An undisclosed principal is a principal whose identity the agent has not revealed. A principal you don’t know is a principal you can’t sue.
It does not — or at any rate, ought not — apply where an agent has neglected to mention the agency relationship altogether. An agent who has failed to reveal he is an agent at all (regardless for whom) — call that fellow an “undisclosed agent” — is, in this commentator’s contrarian opinion, better known as a “principal”. Or a liar. but the law takes a kinder view, about which you can read a lot more here.
Back to a disclosed agency with an undisclosed principal. Where an agent strikes a bargain without revealing its principal’s identity, it puts its counterparty at a disadvantage, since the counterparty does not, and cannot, know against whom it should seek to enforce the bargain. Here the agent cannot escape responsibility if the principal fails.
The common law’s rather practical response is to make the agent de facto personally responsible for performance of the contract on behalf of its undisclosed principal. It is the agent’s problem to sort it out with its own client.
- It is unquestionably the general rule of our law that an undisclosed principal, when subsequently discovered, may, at the election of the other party, if exercised within a reasonable time, be held upon all simple non-negotiable contracts made in his behalf by his duly authorized agent, although the contract was originally made with the agent in entire ignorance of the principal.
- Mechem on Agency, 2nd Ed., § 1731
This is correctly described as still being an agency obligation, but an unconditional one: The agent must, unconditionally, perform the contract on behalf of its undisclosed principal and then make its own arrangements with the principal for reimbursement of moneys paid out (or received) on its behalf. The agent’s other remedy is to disclose the principal and invite the agent to take matters up with it directly — but even in this case the counterparty may elect to require the agent to perform the bargain.
Unallocated trades
A legal conundrum that arises in the context of bulk agency orders placed by an asset manager with a broker-dealer on behalf of several clients. Typically the agent will place the order first without naming the principals, only to advise the broker to which principals it should allocate the securities later in the day.

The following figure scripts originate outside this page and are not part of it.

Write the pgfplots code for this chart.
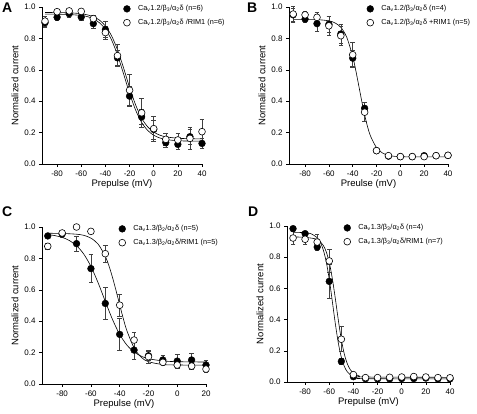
\documentclass[border=0pt]{standalone}
\usepackage{pgfplots}
\pgfplotsset{compat=1.18}
\usepackage{pgfplotstable}
\usepackage{fontspec}
\setmainfont{Liberation Sans}

\pgfplotstableread{
x y e
-90 0.90 0.03
-80 0.935 0.02
-70 0.957 0.02
-60 0.936 0.02
-50 0.894 0.03
-40 0.856 0.05
-30 0.676 0.05
-20 0.432 0.06
-10 0.30 0.05
0 0.22 0.06
10 0.136 0.03
20 0.125 0.03
30 0.174 0.05
40 0.131 0.03
}\Afill
\pgfplotstableread{
x y e
-90 0.91 0.03
-80 0.97 0.01
-70 0.975 0.01
-60 0.972 0.01
-50 0.926 0.02
-40 0.837 0.04
-30 0.69 0.07
-20 0.47 0.10
-10 0.326 0.09
0 0.225 0.08
10 0.157 0.04
20 0.153 0.04
30 0.163 0.07
40 0.206 0.08
}\Aopen
\pgfplotstableread{
x y e
-90 0.95 0.04
-80 0.923 0.02
-70 0.894 0.05
-60 0.89 0.05
-50 0.828 0.06
-40 0.674 0.05
-30 0.355 0.04
-20 0.085 0.01
-10 0.05 0.01
0 0.047 0.01
10 0.047 0.01
20 0.053 0.01
30 0.053 0.01
40 0.055 0.01
}\Bfill
\pgfplotstableread{
x y e
-90 0.955 0.05
-80 0.95 0.02
-70 0.934 0.03
-60 0.88 0.06
-50 0.817 0.06
-40 0.696 0.08
-30 0.33 0.06
-20 0.085 0.01
-10 0.053 0.01
0 0.047 0.01
10 0.047 0.01
20 0.047 0.01
30 0.053 0.01
40 0.055 0.01
}\Bopen
\pgfplotstableread{
x y e
-90 0.943 0.01
-80 0.955 0.02
-70 0.894 0.05
-60 0.735 0.09
-50 0.513 0.10
-40 0.316 0.10
-30 0.216 0.06
-20 0.18 0.03
-10 0.153 0.03
0 0.146 0.045
10 0.153 0.04
20 0.121 0.03
}\Cfill
\pgfplotstableread{
x y e
-90 0.877 0.02
-80 0.962 0.01
-70 1.0 0.01
-60 0.972 0.01
-50 0.83 0.055
-40 0.502 0.07
-30 0.28 0.05
-20 0.174 0.04
-10 0.138 0.02
0 0.121 0.02
10 0.114 0.02
20 0.095 0.02
}\Copen
\pgfplotstableread{
x y e
-90 0.983 0.01
-80 0.951 0.01
-70 0.865 0.02
-60 0.645 0.11
-50 0.132 0.02
-40 0.034 0.01
-30 0.021 0
-20 0.02 0
-10 0.02 0
0 0.022 0
10 0.022 0
20 0.025 0
30 0.02 0
40 0.02 0
}\Dfill
\pgfplotstableread{
x y e
-90 0.923 0.04
-80 0.915 0.03
-70 0.897 0.05
-60 0.776 0.075
-50 0.274 0.08
-40 0.047 0.01
-30 0.028 0.01
-20 0.028 0
-10 0.03 0
0 0.032 0
10 0.035 0
20 0.032 0
30 0.028 0
40 0.027 0
}\Dopen

\pgfplotsset{
  panel/.style={
    scale only axis, height=157pt,
    axis lines=left, axis line style={-, black, line width=0.5pt},
    tick style={black, line width=0.5pt}, tick align=outside, major tick length=3pt,
    ymin=0, ymax=1, ytick={0,0.2,0.4,0.6,0.8,1.0},
    yticklabel style={/pgf/number format/.cd, fixed, fixed zerofill, precision=1},
    xtick={-80,-60,-40,-20,0,20,40},
    /pgf/number format/assume math mode=true,
    tick label style={font=\fontsize{8}{9.6}\selectfont},
    label style={font=\fontsize{9.5}{11}\selectfont},
    ylabel={Normalized current}, xlabel={Prepulse (mV)},
    ylabel style={yshift=-1pt}, xlabel style={yshift=3pt},
    clip=false,
    legend style={draw=none, fill=none, font=\fontsize{7.3}{8.5}\selectfont, anchor=north west,
      row sep=3pt, inner sep=1pt},
    legend cell align=left,
    legend image code/.code={\path[draw=none, fill=none] (0cm,0cm) -- (0.62cm,0cm); \draw[#1] plot coordinates {(0.3cm,0cm)};},
  },
  curve/.style={black, line width=0.6pt, smooth, forget plot, no marks},
  fillpt/.style={only marks, mark=*, mark size=3.4pt, mark options={fill=black, draw=black},
    error bars/.cd, y dir=both, y explicit,
    error bar style={gray!50!black, line width=0.55pt},
    error mark options={rotate=90, mark size=2.3pt, gray!50!black, line width=0.55pt}},
  openpt/.style={only marks, mark=*, mark size=3.4pt, mark options={fill=white, draw=black, line width=0.6pt},
    error bars/.cd, y dir=both, y explicit,
    error bar style={gray!50!black, line width=0.55pt},
    error mark options={rotate=90, mark size=2.3pt, gray!50!black, line width=0.55pt}},
}

\begin{document}
\begin{tikzpicture}
\useasboundingbox (0,0) rectangle (477pt,414pt);

% Panel A
\begin{axis}[panel, at={(42pt,250pt)}, anchor=south west, width=160pt,
  xmin=-92.5, xmax=40, legend style={at={(0.47,1.03)}}]
\addplot[curve] coordinates {(-90,0.955)(-80,0.954)(-70,0.952)(-60,0.946)(-55,0.939)(-50,0.925)(-45,0.900)(-40,0.859)(-35,0.792)(-30,0.695)(-25,0.575)(-20,0.451)(-15,0.344)(-10,0.265)(-5,0.214)(0,0.183)(5,0.166)(10,0.156)(20,0.148)(30,0.146)(40,0.145)};
\addplot[curve] coordinates {(-90,0.965)(-70,0.963)(-60,0.957)(-55,0.950)(-50,0.938)(-45,0.917)(-40,0.879)(-35,0.818)(-30,0.728)(-25,0.613)(-20,0.488)(-15,0.377)(-10,0.292)(-5,0.237)(0,0.203)(5,0.184)(10,0.173)(20,0.164)(30,0.161)(40,0.160)};
\addplot[fillpt] table[x=x, y=y, y error=e] {\Afill};
\addlegendentry{Ca\textsubscript{v}1.2/β\textsubscript{3}/α\textsubscript{2}δ (n=6)}
\addplot[openpt] table[x=x, y=y, y error=e] {\Aopen};
\addlegendentry{Ca\textsubscript{v}1.2/β\textsubscript{3}/α\textsubscript{2}δ /RIM1 (n=6)}
\end{axis}

% Panel B
\begin{axis}[panel, at={(289pt,250pt)}, anchor=south west, width=159pt,
  xmin=-93.5, xmax=40, xlabel={Preulse (mV)}, legend style={at={(0.45,1.03)}}]
\addplot[curve] coordinates {(-90,0.92)(-70,0.919)(-60,0.912)(-55,0.899)(-50,0.871)(-45,0.807)(-40,0.685)(-37.5,0.599)(-35,0.502)(-32.5,0.404)(-30,0.313)(-27.5,0.236)(-25,0.177)(-20,0.104)(-15,0.070)(-10,0.055)(-5,0.049)(0,0.047)(10,0.045)(40,0.045)};
\addplot[fillpt] table[x=x, y=y, y error=e] {\Bfill};
\addlegendentry{Ca\textsubscript{v}1.2/β\textsubscript{3}/α\textsubscript{2}δ (n=4)}
\addplot[openpt] table[x=x, y=y, y error=e] {\Bopen};
\addlegendentry{Ca\textsubscript{v}1.2/β\textsubscript{3}/α\textsubscript{2}δ +RIM1 (n=5)}
\end{axis}

% Panel C
\begin{axis}[panel, at={(42pt,30pt)}, anchor=south west, width=164pt,
  xmin=-94, xmax=20, xtick={-80,-60,-40,-20,0,20}, legend style={at={(0.43,1.03)}}]
\addplot[curve] coordinates {(-90,0.952)(-85,0.945)(-80,0.934)(-75,0.914)(-70,0.881)(-65,0.828)(-60,0.749)(-55,0.645)(-50,0.526)(-45,0.411)(-40,0.316)(-35,0.248)(-30,0.204)(-25,0.177)(-20,0.161)(-10,0.147)(0,0.142)(20,0.140)};
\addplot[curve] coordinates {(-90,0.960)(-80,0.959)(-70,0.954)(-65,0.947)(-60,0.929)(-55,0.891)(-50,0.813)(-47.5,0.754)(-45,0.679)(-42.5,0.594)(-40,0.504)(-37.5,0.417)(-35,0.340)(-30,0.230)(-25,0.170)(-20,0.142)(-10,0.124)(0,0.121)(20,0.120)};
\addplot[fillpt] table[x=x, y=y, y error=e] {\Cfill};
\addlegendentry{Ca\textsubscript{v}1.3/β\textsubscript{2}/α\textsubscript{2}δ (n=5)}
\addplot[openpt] table[x=x, y=y, y error=e] {\Copen};
\addlegendentry{Ca\textsubscript{v}1.3/β\textsubscript{2}/α\textsubscript{2}δ/RIM1 (n=5)}
\end{axis}

% Panel D
\begin{axis}[panel, at={(287pt,32pt)}, anchor=south west, width=163pt, height=156pt,
  xmin=-95, xmax=40, legend style={at={(0.31,1.03)}}]
\addplot[curve] coordinates {(-90,0.96)(-80,0.957)(-75,0.950)(-70,0.925)(-67.5,0.897)(-65,0.848)(-62.5,0.770)(-60,0.659)(-57.5,0.519)(-55,0.375)(-52.5,0.250)(-50,0.159)(-47.5,0.100)(-45,0.065)(-40,0.033)(-35,0.024)(-30,0.021)(40,0.020)};
\addplot[curve] coordinates {(-90,0.93)(-80,0.927)(-70,0.914)(-65,0.876)(-62.5,0.834)(-60,0.766)(-57.5,0.665)(-55,0.536)(-52.5,0.397)(-50,0.272)(-47.5,0.178)(-45,0.116)(-42.5,0.078)(-40,0.056)(-35,0.038)(-30,0.032)(40,0.030)};
\addplot[fillpt] table[x=x, y=y, y error=e] {\Dfill};
\addlegendentry{Ca\textsubscript{v}1.3/β\textsubscript{3}/α\textsubscript{2}δ (n=4)}
\addplot[openpt] table[x=x, y=y, y error=e] {\Dopen};
\addlegendentry{Ca\textsubscript{v}1.3/β\textsubscript{3}/α\textsubscript{2}δ/RIM1 (n=7)}
\end{axis}

\node[anchor=north west, inner sep=0pt, font=\bfseries\fontsize{14}{14}\selectfont] at (2pt,411pt) {A};
\node[anchor=north west, inner sep=0pt, font=\bfseries\fontsize{14}{14}\selectfont] at (247pt,411pt) {B};
\node[anchor=north west, inner sep=0pt, font=\bfseries\fontsize{14}{14}\selectfont] at (2pt,207pt) {C};
\node[anchor=north west, inner sep=0pt, font=\bfseries\fontsize{14}{14}\selectfont] at (248pt,207pt) {D};
\end{tikzpicture}
\end{document}
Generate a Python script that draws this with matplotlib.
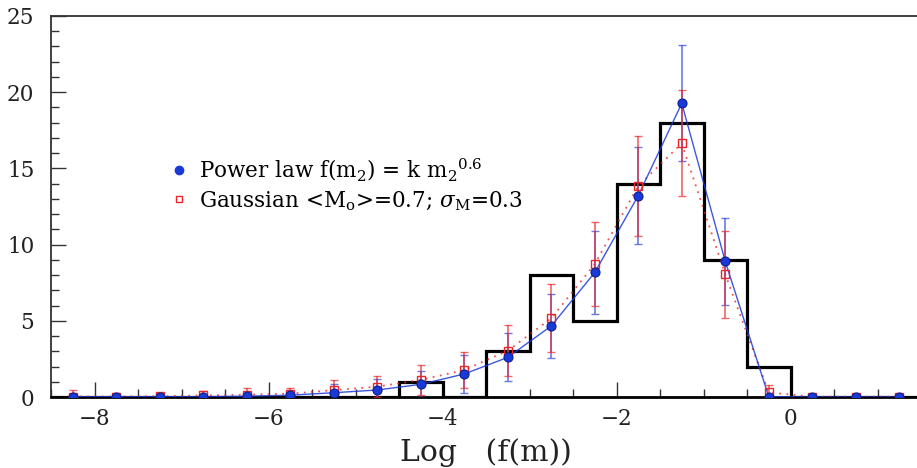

Agents will often proudly declare that at no time, in no circumstances, can they ever be liable as a principal for transactions they instruct in this way on behalf of their clients.
This convenient outlook — I mean, they would say that, wouldn’t they? — provokes more questions that it answers: if the agent isn’t responsible for unallocated trades, then, until they’re allocated, who is? The broker doesn’t know who the principal is, so it can hardly take up matters with it directly. On the other hand, asset managers will hotly deny any kind of personal liability, appealing to their regulatory status, meagre capitalisation, or sheer importance as a valued client in intimating that this risk ought to be the broker's problem.
But denying principal responsibility, in the eyes of the common law, is a rather optimistic disposition. An agent who has not disclosed its principal must perform, unconditionally, on its principal’s behalf. This the agent might not characterise as a principal obligation, but against the rest of the world, it may as well be. The counterparty’s interest is to be paid; it does not care by whom. Nor, under the common law, can agent the shed that responsibility even by naming the principal: the counterparty now has a choice against whom to enforce —- though this the parties may vary by agreement.
So much bunk — all of these reasons. The manager, as agent, chose not to disclose its principal. By doing so it accepted unconditional responsibility for settling its client’s transactions.